Une boule à facettes dans un lac de sauce. Une carte postale seventies. Des noces pop entre jaune, rouge et vert. Ne manquaient plus que les Village People et Guy Lux au micro. C'était bien notre morue. Bigrement fardée mais pimpante. D'abord panée, la pauvre avait été drapée d'une tranche de jambon cru, nappée de béchamel puis de fromage fondu. Ultimes banderilles : une rafale de chips maison. Sous la fourchette, le tout se laissait découper. En bouche, onctueux, l'ensemble se tenait. Du gras, bien sûr, du fondant, une pointe de moutarde à l'anglaise pour une note inattendue - comme si les Beatles débarquaient pour un "Yeah, yeah, yeah" frétillant avant de reprendre l'avion - autour d'un poisson blanc comme l'écume, éclatant de fraîcheur. Il nous aurait presque fait un clin d'oeil, content de sa facétie patte d'éph'. Déroutant. Un authentique aller-simple pour une autre dimension. Digeste ? No comment.
54 euros à deux, prévoir un déjeuner léger le midi.
Quebra Mar, 77 avenue de la Liberté, Lisbonne.
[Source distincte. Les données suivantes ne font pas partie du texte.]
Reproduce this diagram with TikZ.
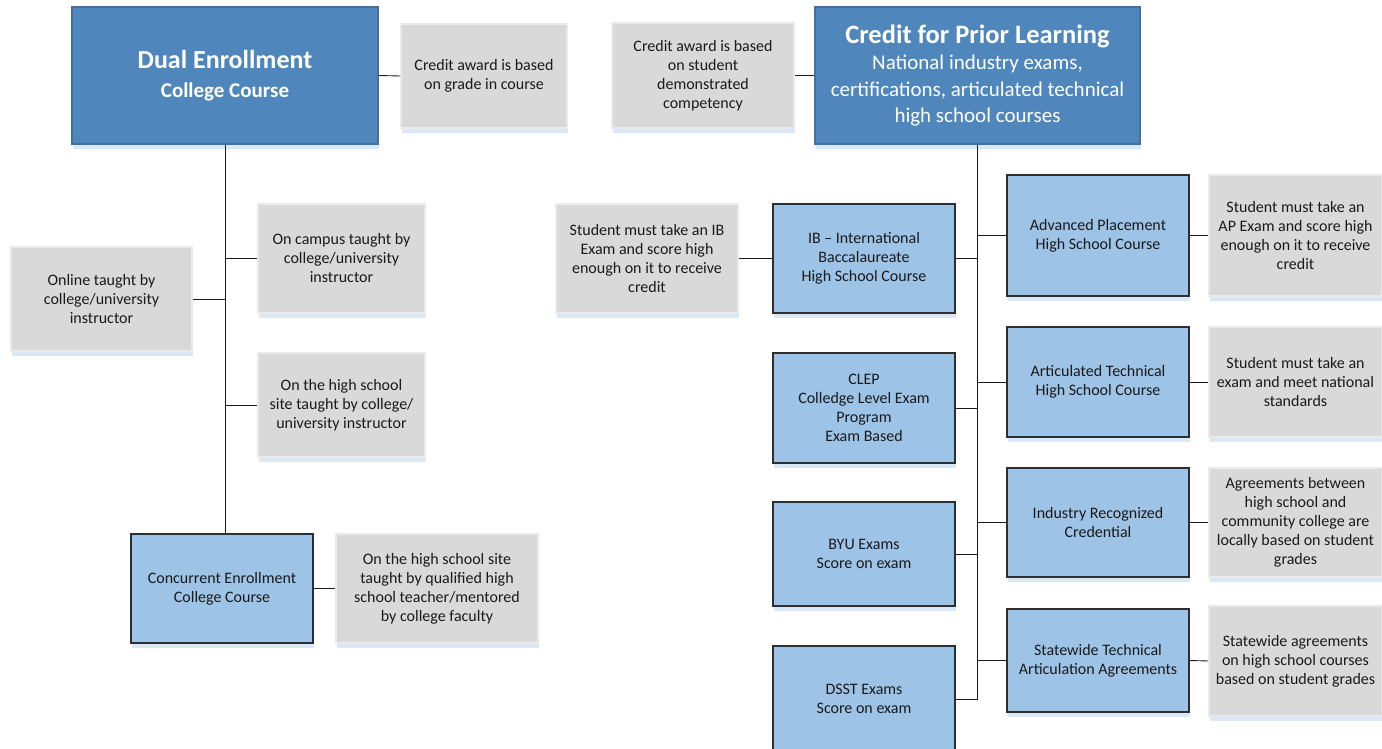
\documentclass[tikz,border=0pt]{standalone}
\usepackage{fontspec}
\setmainfont{Carlito}
\usetikzlibrary{shadows}

\definecolor{headblue}{HTML}{4F87BC}
\definecolor{headline}{HTML}{41719C}
\definecolor{boxblue}{HTML}{9DC3E6}
\definecolor{boxline}{HTML}{2E2E2E}
\definecolor{notegray}{HTML}{D9D9D9}
\definecolor{noteline}{HTML}{EAEAEA}
\definecolor{shadowblue}{HTML}{DAE7F5}
\definecolor{textdark}{HTML}{1A1A1A}

\tikzset{
  boxshadow/.style={drop shadow={shadow xshift=1pt, shadow yshift=-5pt, fill=shadowblue, opacity=1}},
  headbox/.style={boxshadow, rectangle, fill=headblue, draw=headline, line width=1.2pt,
    text=white, align=center, inner sep=0pt},
  coursebox/.style={boxshadow, rectangle, fill=boxblue, draw=boxline, line width=1.1pt,
    text=textdark, align=center, inner sep=0pt, font=\fontsize{16}{19}\selectfont},
  notebox/.style={boxshadow, rectangle, fill=notegray, draw=noteline, line width=1.4pt,
    text=textdark, align=center, inner sep=0pt, font=\fontsize{16}{19}\selectfont},
  conn/.style={draw=textdark, line width=0.9pt},
  dims/.style 2 args={minimum width=#1, minimum height=#2}
}

\begin{document}
\begin{tikzpicture}[x=1pt,y=-1pt]
\useasboundingbox[fill=white] (0,0) rectangle (1382,749);

% ---- Dual enrollment branch ----
\node[headbox, dims={306pt}{137pt}, font=\fontsize{21}{29}\selectfont\bfseries] (dual) at (225,75.5)
  {\fontsize{26}{29}\selectfont Dual Enrollment\\
   College Course};
\node[notebox, dims={166pt}{104pt}] (gradenote) at (484,76)
  {Credit award is based\\on grade in course};
\node[notebox, dims={167pt}{109pt}] (oncampus) at (341.5,258.5)
  {On campus taught by\\college/university\\instructor};
\node[notebox, dims={181pt}{104pt}] (online) at (101.5,299)
  {Online taught by\\college/university\\instructor};
\node[notebox, dims={167pt}{104pt}] (hssite) at (341.5,405)
  {On the high school\\site taught by college/\\university instructor};
\node[coursebox, dims={182pt}{109pt}] (conc) at (222,588.5)
  {Concurrent Enrollment\\College Course};
\node[notebox, dims={202pt}{109pt}] (concnote) at (437,588.5)
  {On the high school site\\taught by qualified high\\school teacher/mentored\\by college faculty};

% ---- Credit for prior learning branch ----
\node[notebox, dims={182pt}{105pt}] (compnote) at (703,75.5)
  {Credit award is based\\on student\\demonstrated\\competency};
\node[headbox, dims={325pt}{137pt}, font=\fontsize{21}{26.5}\selectfont] (cpl) at (977.5,75.5)
  {\fontsize{26.5}{27}\selectfont\bfseries Credit for Prior Learning\\
   National industry exams,\\certifications, articulated technical\\high school courses};

\node[notebox, dims={182pt}{109pt}] (ibnote) at (647,258.5)
  {Student must take an IB\\Exam and score high\\enough on it to receive\\credit};
\node[coursebox, dims={182pt}{109pt}] (ib) at (864,258.5)
  {IB -- International\\Baccalaureate\\High School Course};
\node[coursebox, dims={182pt}{110pt}] (clep) at (864,408)
  {CLEP\\Colledge Level Exam\\Program\\Exam Based};
\node[coursebox, dims={182pt}{104pt}] (byu) at (864,554)
  {BYU Exams\\Score on exam};
\node[coursebox, dims={182pt}{106pt}] (dsst) at (864,699)
  {DSST Exams\\Score on exam};

\node[coursebox, dims={182pt}{121pt}] (ap) at (1098,235.5)
  {Advanced Placement\\High School Course};
\node[notebox, dims={173pt}{121pt}] (apnote) at (1295.5,235.5)
  {Student must take an\\AP Exam and score high\\enough on it to receive\\credit};
\node[coursebox, dims={182pt}{110pt}] (art) at (1098,382)
  {Articulated Technical\\High School Course};
\node[notebox, dims={173pt}{110pt}] (artnote) at (1295.5,382)
  {Student must take an\\exam and meet national\\standards};
\node[coursebox, dims={182pt}{109pt}] (ind) at (1098,522.5)
  {Industry Recognized\\Credential};
\node[notebox, dims={173pt}{109pt}] (indnote) at (1295.5,522.5)
  {Agreements between\\high school and\\community college are\\locally based on student\\grades};
\node[coursebox, dims={182pt}{103pt}] (sw) at (1098,660.5)
  {Statewide Technical\\Articulation Agreements};
\node[notebox, dims={173pt}{110pt}] (swnote) at (1295.5,661)
  {Statewide agreements\\on high school courses\\based on student grades};

% ---- Connectors: dual enrollment ----
\draw[conn] (dual.east) -- (gradenote.west);
\draw[conn] (dual.south) -- (dual.south |- conc.north);
\draw[conn] (oncampus.west) -- (oncampus.west -| dual.south);
\draw[conn] (online.east) -- (online.east -| dual.south);
\draw[conn] (hssite.west) -- (hssite.west -| dual.south);
\draw[conn] (conc.east) -- (concnote.west);

% ---- Connectors: credit for prior learning ----
\draw[conn] (compnote.east) -- (cpl.west);
\draw[conn] (cpl.south) -- (cpl.south |- dsst.east);
\foreach \n in {ib,clep,byu,dsst}
  \draw[conn] (\n.east) -- (\n.east -| cpl.south);
\foreach \n in {ap,art,ind,sw}
  \draw[conn] (\n.west) -- (\n.west -| cpl.south);
\draw[conn] (ibnote.east) -- (ib.west);
\draw[conn] (ap.east) -- (apnote.west);
\draw[conn] (art.east) -- (artnote.west);
\draw[conn] (ind.east) -- (indnote.west);
\draw[conn] (sw.east) -- (swnote.west);
\end{tikzpicture}
\end{document}
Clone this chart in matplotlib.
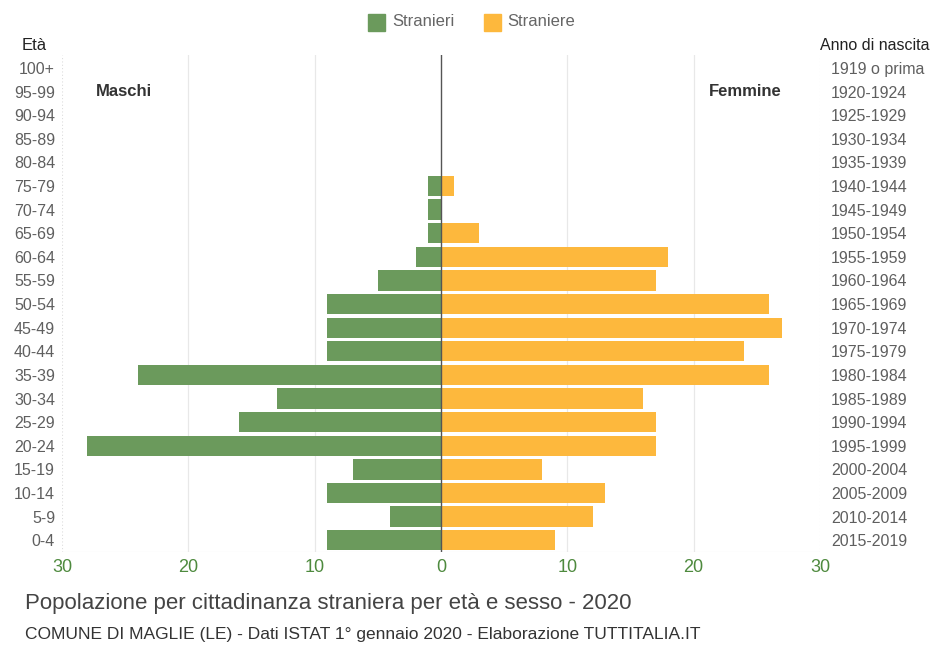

Tél : 21 346 48 55
(Photos B. Wagner)
A suivre, la Casa Havaneza, civette majeure de Lisbonne.
J'adore ! Encore !!!!
Rédigé par : gaelle szymandme | 09 janvier 2008 à 00:07
on imagine très bien... on voit la scène, on entend tes pas sur le trottoir portugais, on goutte et savoure cette morue disco. et biensur, on en veut encore.